Nor is the referendum doing much good for sensible Party management. In the total absence of any kind of Opposition, the Conservative Party seems to be revelling in the largely internal battle, close friends and colleagues, some of whom are still in Government, thinking nothing of launching blistering personal attacks on one another.

The State Opening of Parliament last week, with all its magnificence, with Her Majesty making a most gracious speech, and with a four-day debate on it to follow, has almost disappeared under the waves, the main press interest being the absence of the ‘Sovereignty Bill’ which Mr Cameron had promised as a vain sop to Eurosceptics.

The consequences of all of that are serious and long-reaching, and I do very much regret the way that a perfectly sensible constitutional and economic argument has been allowed to become so personal. Surely civilised and intelligent people should be able to discuss these matters without falling out over it?

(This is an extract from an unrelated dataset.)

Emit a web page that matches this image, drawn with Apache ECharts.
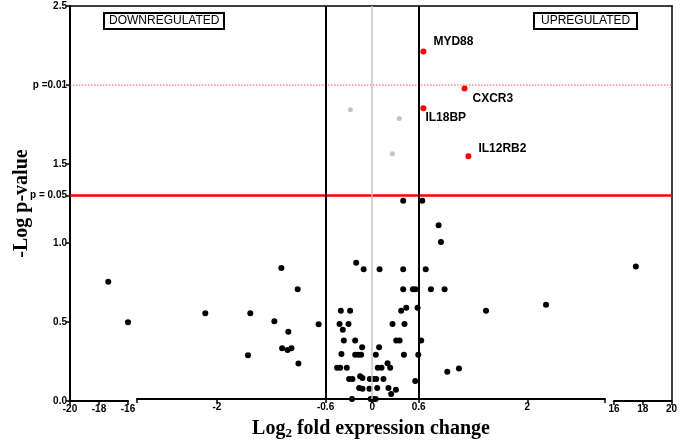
<!DOCTYPE html>
<html>
<head>
<meta charset="utf-8">
<script src="https://cdn.jsdelivr.net/npm/echarts@6/dist/echarts.min.js"></script>
<style>
  html, body { margin: 0; padding: 0; background: #fff; }
  #chart { width: 680px; height: 445px; }
</style>
</head>
<body>
<div id="chart"></div>
<script>
// log2 fold change, -log p-value
const nsPoints = [
  [-17.36, 0.755], [-16.0, 0.498],
  [-2.15, 0.546], [-1.57, 0.546], [-1.60, 0.278], [-1.17, 0.833], [-1.26, 0.494],
  [-1.08, 0.428], [-0.96, 0.698], [-1.16, 0.323], [-1.09, 0.312], [-1.04, 0.323],
  [-0.95, 0.226], [-0.69, 0.475],
  [0.40, 1.261], [0.645, 1.261], [0.856, 1.105], [0.886, 0.998],
  [-0.206, 0.867], [-0.11, 0.825], [0.095, 0.825], [0.40, 0.825], [0.69, 0.825],
  [0.40, 0.698], [0.525, 0.698], [0.56, 0.698], [0.757, 0.698], [0.933, 0.698],
  [-0.404, 0.561], [-0.284, 0.561], [0.374, 0.561], [0.439, 0.580], [0.585, 0.580],
  [-0.42, 0.477], [-0.305, 0.477], [-0.378, 0.441], [0.262, 0.477], [0.417, 0.477],
  [-0.365, 0.372], [-0.219, 0.372], [0.31, 0.372], [0.353, 0.372], [0.632, 0.372],
  [-0.129, 0.329], [0.09, 0.329],
  [-0.396, 0.287], [-0.219, 0.281], [-0.176, 0.281], [-0.142, 0.281], [0.047, 0.281],
  [0.409, 0.281], [0.594, 0.281],
  [-0.452, 0.198], [-0.413, 0.198], [-0.327, 0.198], [0.073, 0.198], [0.12, 0.198],
  [0.198, 0.228], [0.232, 0.198],
  [0.968, 0.173], [1.118, 0.194],
  [-0.297, 0.127], [-0.254, 0.127], [-0.155, 0.144], [-0.125, 0.133], [-0.03, 0.127],
  [0.017, 0.127], [0.052, 0.127], [0.146, 0.127],
  [0.555, 0.114],
  [-0.168, 0.070], [-0.125, 0.065], [-0.035, 0.065], [0.065, 0.070], [0.21, 0.07],
  [0.306, 0.059], [0.245, 0.032],
  [-0.26, 0.0], [-0.02, 0.0], [0.01, 0.0], [0.045, 0.0],
  [1.467, 0.561], [2.24, 0.599],
  [17.52, 0.852]
];

// grey: significant but fold change below cut-off
const greyPoints = [[-0.28, 1.84], [0.35, 1.785], [0.26, 1.56]];

const geneNames = ['MYD88', 'CXCR3', 'IL18BP', 'IL12RB2'];
const geneValues = [[0.66, 2.21], [1.19, 1.975], [0.66, 1.85], [1.24, 1.545]];
const geneLabelOffsets = [[2, -10], [0, 10], [-6, 10], [2, -7]];

const xTicksLeft = [-20, -18, -16];
const xTicksMid = [-2, -0.6, 0, 0.6, 2];
const xTicksRight = [16, 18, 20];
const midRange = [-3.03, 3.0];
const yTicks = [0, 0.5, 1, 1.301, 1.5, 2, 2.5];
const yTickNames = { 1.301: 'p = 0.05', 2: 'p =0.01' };
const foldCut = [-0.6, 0, 0.6];
const pCut = [1.301, 2];

const chart = echarts.init(document.getElementById('chart'));

const sans = 'Liberation Sans, Arial, sans-serif';
const serif = 'Liberation Serif, Times New Roman, serif';
const axisLine = { show: true, onZero: false, lineStyle: { color: '#000', width: 2 } };
const tickLabel = { color: '#000', fontSize: 10, fontWeight: 'bold', fontFamily: sans, margin: 3 };

function xAxisOf(index, min, max, ticks, extra) {
  return Object.assign({
    type: 'value', gridIndex: index, min: min, max: max,
    axisLine: axisLine,
    axisTick: { show: true, length: 4, customValues: ticks, lineStyle: { color: '#000', width: 1.5 } },
    axisLabel: Object.assign({ customValues: ticks }, tickLabel),
    splitLine: { show: false }
  }, extra || {});
}

function hiddenY(index) {
  return { type: 'value', gridIndex: index, min: 0, max: 2.5, show: false, splitLine: { show: false } };
}

function inSegment(lo, hi) {
  return p => p[0] >= lo && p[0] <= hi;
}

const dot = (color, size) => ({ symbol: 'circle', symbolSize: size, itemStyle: { color: color, opacity: 1 }, silent: true });

const option = {
  animation: false,
  backgroundColor: '#fff',
  title: [
    { text: 'DOWNREGULATED', left: 104, top: 13, padding: [2, 5], borderColor: '#000', borderWidth: 2,
      textStyle: { fontSize: 12, fontWeight: 'normal', color: '#000', fontFamily: sans } },
    { text: 'UPREGULATED', left: 534, top: 13, padding: [2, 7], borderColor: '#000', borderWidth: 2,
      textStyle: { fontSize: 12, fontWeight: 'normal', color: '#000', fontFamily: sans } }
  ],
  grid: [
    { left: 70, top: 6, width: 58, bottom: 44 },
    { left: 137, top: 6, width: 468, bottom: 44 },
    { left: 614, top: 6, width: 58, bottom: 44 },
    { left: 70, top: 6, right: 8, bottom: 44 }
  ],
  xAxis: [
    xAxisOf(0, -20, -16, xTicksLeft),
    xAxisOf(1, midRange[0], midRange[1], xTicksMid, {
      name: 'Log{sub|2} fold expression change',
      nameLocation: 'middle', nameGap: 19,
      nameTextStyle: {
        fontSize: 20, fontWeight: 'bold', fontFamily: serif, color: '#000',
        rich: { sub: { fontSize: 13, fontWeight: 'bold', fontFamily: serif, verticalAlign: 'bottom', padding: [9, 0, 0, 0] } }
      },
      axisTick: { show: true, length: 4, customValues: [midRange[0]].concat(xTicksMid, [midRange[1]]), lineStyle: { color: '#000', width: 1.5 } },
      axisLabel: Object.assign({ customValues: xTicksMid, formatter: v => String(v) }, tickLabel)
    }),
    xAxisOf(2, 16, 20, xTicksRight),
    { type: 'value', gridIndex: 3, min: 0, max: 1, position: 'top',
      axisLine: { show: true, onZero: false, lineStyle: { color: '#000', width: 1.5 } },
      axisTick: { show: false }, axisLabel: { show: false }, splitLine: { show: false } }
  ],
  yAxis: [
    { type: 'value', gridIndex: 0, min: 0, max: 2.5,
      name: '-Log p-value', nameLocation: 'middle', nameGap: 38, nameMoveOverlap: false,
      nameTextStyle: { fontSize: 20, fontWeight: 'bold', fontFamily: serif, color: '#000' },
      axisLine: axisLine,
      axisTick: { show: true, length: 4, customValues: yTicks, lineStyle: { color: '#000', width: 1.5 } },
      axisLabel: Object.assign({
        customValues: yTicks,
        formatter: v => yTickNames[v] || v.toFixed(1)
      }, tickLabel),
      splitLine: { show: false } },
    hiddenY(1),
    hiddenY(2),
    { type: 'value', gridIndex: 3, min: 0, max: 2.5, position: 'right',
      axisLine: { show: true, onZero: false, lineStyle: { color: '#000', width: 1.5 } },
      axisTick: { show: false }, axisLabel: { show: false }, splitLine: { show: false } }
  ],
  series: [
    // threshold lines across the whole frame
    { type: 'scatter', xAxisIndex: 3, yAxisIndex: 3, data: [], z: 1,
      markLine: {
        silent: true, symbol: 'none', label: { show: false },
        data: [
          { yAxis: pCut[0], lineStyle: { color: '#ff0000', width: 2.5, type: 'solid', opacity: 1 } },
          { yAxis: pCut[1], lineStyle: { color: '#ff4040', width: 1.5, type: 'dotted', opacity: 0.6 } }
        ]
      } },
    // fold change cut-offs
    { type: 'scatter', xAxisIndex: 1, yAxisIndex: 1, data: [], z: 1,
      markLine: {
        silent: true, symbol: 'none', label: { show: false },
        data: foldCut.map(v => ({
          xAxis: v,
          lineStyle: v === 0 ? { color: '#c4c4c4', width: 1.5, type: 'solid', opacity: 1 } : { color: '#000', width: 2, type: 'solid', opacity: 1 }
        }))
      } },
    Object.assign({ type: 'scatter', xAxisIndex: 0, yAxisIndex: 0, z: 3, data: nsPoints.filter(inSegment(-20, -16)) }, dot('#000', 6)),
    Object.assign({ type: 'scatter', xAxisIndex: 1, yAxisIndex: 1, z: 3, data: nsPoints.filter(inSegment(midRange[0], midRange[1])) }, dot('#000', 6)),
    Object.assign({ type: 'scatter', xAxisIndex: 2, yAxisIndex: 2, z: 3, data: nsPoints.filter(inSegment(16, 20)) }, dot('#000', 6)),
    Object.assign({ type: 'scatter', xAxisIndex: 1, yAxisIndex: 1, z: 3, data: greyPoints }, dot('#c4c4c4', 5)),
    Object.assign({
      type: 'scatter', xAxisIndex: 1, yAxisIndex: 1, z: 4,
      data: geneNames.map((name, i) => ({
        name: name, value: geneValues[i],
        label: { show: true, position: 'right', offset: geneLabelOffsets[i], formatter: name,
          fontSize: 12, fontWeight: 'bold', color: '#000', opacity: 1, fontFamily: sans }
      }))
    }, dot('#ff0000', 6))
  ]
};

chart.setOption(option);
</script>
</body>
</html>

Yet I am unashamed in saying that the Referendum is absolutely necessary and a once-in-a-lifetime opportunity to free ourselves from the shackles of the EU. It is a matter of such huge significance to the governance of Britain for a generation and more to come, that it is not a matter which should be decided behind closed doors, nor by the political elite.

It is a fundamental matter on which the people themselves must decide.

It will be a decision which most people, not being academics, nor economists, will make by instinct, even emotion, rather than hard fact. Do we want to be part of a United States of Europe, stretching from Greece to the Shetlands, 500 million people of a huge diversity of histories and culture bound together in a single strait-jacket? Or do we feel more comfortable being governed from Westminster with the opportunity to get rid of the government every five years if we do not like what they are doing?

That is the simple question at the heart of the debate, and it is a question which we should consider dispassionately and quietly. I am doing a large number of meetings and debates over the next month or so all over North Wiltshire. I very much hope that that spirit of civilised debate will be their hallmark.